Let f(x) = $\left\{ \begin{matrix} x^{2} & ifx \leq x_{0} \\ ax + b & ifx > x_{0} \end{matrix} \right.\$The values of the coefficients a and b for which the function is continuous and has a derivative at x₀, are

• A. a = x₀, b = –x₀
• B. a = 2x₀, b = –x²₀
• C. a = x²₀, b = –x₀
• D. a = x₀, b = –x²₀

Answer 1

Answer: (B)

a = 2x₀, b = –x²₀

Answer 2

For f to be continuous everywhere, we must have $x_{0}^{2}$= f(x₀)

=$\lim_{x \rightarrow {x_{0}}^{+}}$f(x) = ax₀ + b

Also, f has a derivative at x₀ if f′(x₀⁺) = f′(x₀^–)
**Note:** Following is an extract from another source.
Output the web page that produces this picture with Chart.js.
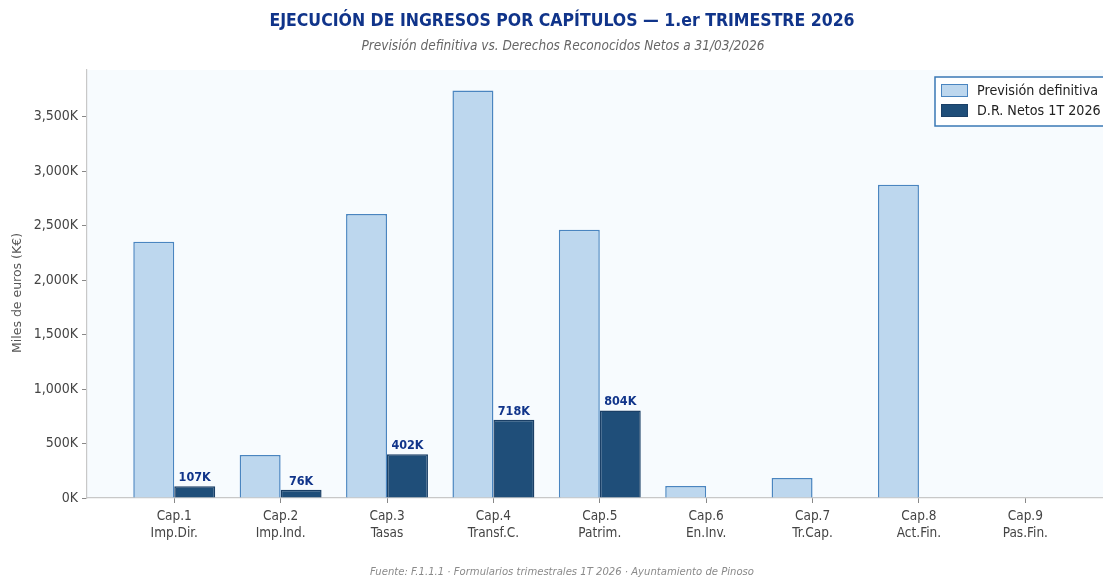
<!DOCTYPE html>
<html>
<head>
<meta charset="utf-8">
<script src="https://cdn.jsdelivr.net/npm/chart.js@4.4.1/dist/chart.umd.min.js"></script>
<style>
  html, body { margin: 0; padding: 0; background: #ffffff; }
  #wrap { width: 1103px; height: 577px; position: relative; }
</style>
</head>
<body>
<div id="wrap"><canvas id="chart"></canvas></div>
<script>
// --- data (miles de euros) ---
const capitulos = ['Cap.1', 'Cap.2', 'Cap.3', 'Cap.4', 'Cap.5', 'Cap.6', 'Cap.7', 'Cap.8', 'Cap.9'];
const nombres = ['Imp.Dir.', 'Imp.Ind.', 'Tasas', 'Transf.C.', 'Patrim.', 'En.Inv.', 'Tr.Cap.', 'Act.Fin.', 'Pas.Fin.'];
const prevision = [2353, 395, 2608, 3741, 2462, 110, 184, 2876, 0];
const drNetos = [107, 76, 402, 718, 804, 0, 0, 0, 0];
const yTicks = [0, 500, 1000, 1500, 2000, 2500, 3000, 3500];

const TITLE = 'EJECUCIÓN DE INGRESOS POR CAPÍTULOS — 1.er TRIMESTRE 2026';
const SUBTITLE = 'Previsión definitiva vs. Derechos Reconocidos Netos a 31/03/2026';
const FOOTER = 'Fuente: F.1.1.1 · Formularios trimestrales 1T 2026 · Ayuntamiento de Pinoso';
const Y_TITLE = 'Miles de euros (K€)';

const FONT = '"DejaVu Sans Condensed", "DejaVu Sans"';
const fmtK = (v) => v.toLocaleString('en-US') + 'K';

// background of the plot area + titles/footer
const decorPlugin = {
    id: 'decor',
    beforeDraw(chart) {
        const { ctx, chartArea: a } = chart;
        ctx.save();
        ctx.fillStyle = '#f7fbfe';
        ctx.fillRect(a.left, a.top, a.right - a.left, a.bottom - a.top);
        ctx.restore();
    },
    afterDraw(chart) {
        const { ctx } = chart;
        ctx.save();
        ctx.textAlign = 'center';
        ctx.textBaseline = 'middle';
        ctx.fillStyle = '#10348a';
        ctx.font = 'bold 17.5px ' + FONT;
        ctx.fillText(TITLE, 562, 21);
        ctx.fillStyle = '#666666';
        ctx.font = 'italic 13.5px ' + FONT;
        ctx.fillText(SUBTITLE, 563, 46);
        ctx.fillStyle = '#8a8a8a';
        ctx.font = 'italic 11.2px ' + FONT;
        ctx.fillText(FOOTER, 562, 572);
        // y axis title (sits a little below the plot's middle in the original)
        ctx.translate(18, 293);
        ctx.rotate(-Math.PI / 2);
        ctx.fillStyle = '#555555';
        ctx.font = '12.5px "DejaVu Sans"';
        ctx.fillText(Y_TITLE, 0, 0);
        ctx.restore();
    }
};

// value labels above D.R. bars
const valueLabels = {
    id: 'valueLabels',
    afterDatasetsDraw(chart) {
        const { ctx } = chart;
        const meta = chart.getDatasetMeta(1);
        ctx.save();
        ctx.font = 'bold 12.5px ' + FONT;
        ctx.fillStyle = '#10348a';
        ctx.textAlign = 'center';
        ctx.textBaseline = 'bottom';
        meta.data.forEach((bar, i) => {
            if (drNetos[i] > 0) ctx.fillText(fmtK(drNetos[i]), bar.x, bar.y - 2);
        });
        ctx.restore();
    }
};

// legend box inside the plot (upper right)
const boxLegend = {
    id: 'boxLegend',
    afterDraw(chart) {
        const { ctx } = chart;
        const x = 935, y = 77;
        ctx.save();
        ctx.fillStyle = '#ffffff';
        ctx.strokeStyle = '#3a78b5';
        ctx.lineWidth = 1.5;
        ctx.fillRect(x, y, 190, 49);
        ctx.strokeRect(x, y, 190, 49);
        chart.data.datasets.forEach((ds, i) => {
            const sy = y + 7 + i * 20;
            ctx.fillStyle = ds.backgroundColor;
            ctx.strokeStyle = ds.borderColor;
            ctx.lineWidth = 1;
            ctx.fillRect(x + 6, sy, 27, 13);
            ctx.strokeRect(x + 6.5, sy + 0.5, 26, 12);
            ctx.fillStyle = '#222222';
            ctx.font = '14.2px ' + FONT;
            ctx.textBaseline = 'middle';
            ctx.fillText(ds.label, x + 42, sy + 7);
        });
        ctx.restore();
    }
};

const ctx = document.getElementById('chart').getContext('2d');
new Chart(ctx, {
    type: 'bar',
    data: {
        datasets: [
            {
                label: 'Previsión definitiva',
                data: prevision.map((v, i) => ({ x: i, y: v })),
                backgroundColor: '#bdd7ee',
                borderColor: '#4a85c0',
                borderWidth: 1.5
            },
            {
                label: 'D.R. Netos 1T 2026',
                data: drNetos.map((v, i) => ({ x: i, y: v })),
                backgroundColor: '#1f4e79',
                borderColor: '#1a3f66',
                borderWidth: 1.5
            }
        ]
    },
    options: {
        responsive: true,
        maintainAspectRatio: false,
        animation: false,
        categoryPercentage: 0.77,
        barPercentage: 1.0,
        layout: { padding: { top: 70, right: 0, bottom: 26, left: 0 } },
        plugins: {
            legend: { display: false },
            tooltip: { enabled: false }
        },
        scales: {
            x: {
                type: 'linear',
                min: -0.82,
                max: 8.73,
                offset: false,
                afterBuildTicks: (scale) => { scale.ticks = capitulos.map((_, i) => ({ value: i })); },
                afterFit: (scale) => { scale.height = 53; },
                ticks: {
                    color: '#444444',
                    font: { family: FONT, size: 13.5, lineHeight: 1.25 },
                    padding: 5,
                    maxRotation: 0,
                    autoSkip: false,
                    callback: (v) => capitulos[v] ? [capitulos[v], nombres[v]] : ''
                },
                grid: { offset: false, drawOnChartArea: false, drawTicks: true, tickLength: 5, color: '#888888' },
                border: { color: '#c8c8c8', width: 1.2 }
            },
            y: {
                min: 0,
                max: 3930,
                afterBuildTicks: (scale) => { scale.ticks = yTicks.map(v => ({ value: v })); },
                afterFit: (scale) => { scale.width = 87; },
                ticks: {
                    color: '#444444',
                    font: { family: FONT, size: 14 },
                    padding: 4,
                    callback: (v) => fmtK(v)
                },
                grid: { drawOnChartArea: false, drawTicks: true, tickLength: 5, color: '#888888' },
                border: { color: '#c8c8c8', width: 1.2 }
            }
        }
    },
    plugins: [decorPlugin, valueLabels, boxLegend]
});
</script>
</body>
</html>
Now, f′(x₀+) = $\lim_{h \rightarrow 0^{+}}$ $\frac{f(x_{0} + h) - f(x_{0})}{h}$

= $\lim_{h \rightarrow 0^{+}}$ $\frac{a(x_{0} + h) + b - x_{0}^{2}}{h}$

= $\lim_{h \rightarrow 0^{+}}$ $\left( \frac{ax_{0} + b - x_{0}^{2}}{h} + a \right)$= $\lim_{h \rightarrow 0^{+}}$a = a

[Q$x_{0}^{2}$= ax₀ + b]

and f′(x₀–) = $\lim_{h \rightarrow 0 -}$ $\frac{f(x_{0} + h) - f(x_{0})}{h}$

= $\lim_{h \rightarrow 0 -}$ $\frac{(x_{0} + h)^{2} - x_{0}^{2}}{h}$

= $\lim_{h \rightarrow 0 -}$ $\frac{x_{0}^{2} + h^{2} + 2x_{0}h - x_{0}^{2}}{h}$

= $\lim_{h \rightarrow 0 -}$ (h + 2x₀) = 2x₀

That is, a = 2x₀, and hence b = $x_{0}^{2}$– ax₀ = $x_{0}^{2}$–2$x_{0}^{2}$ = –$x_{0}^{2}$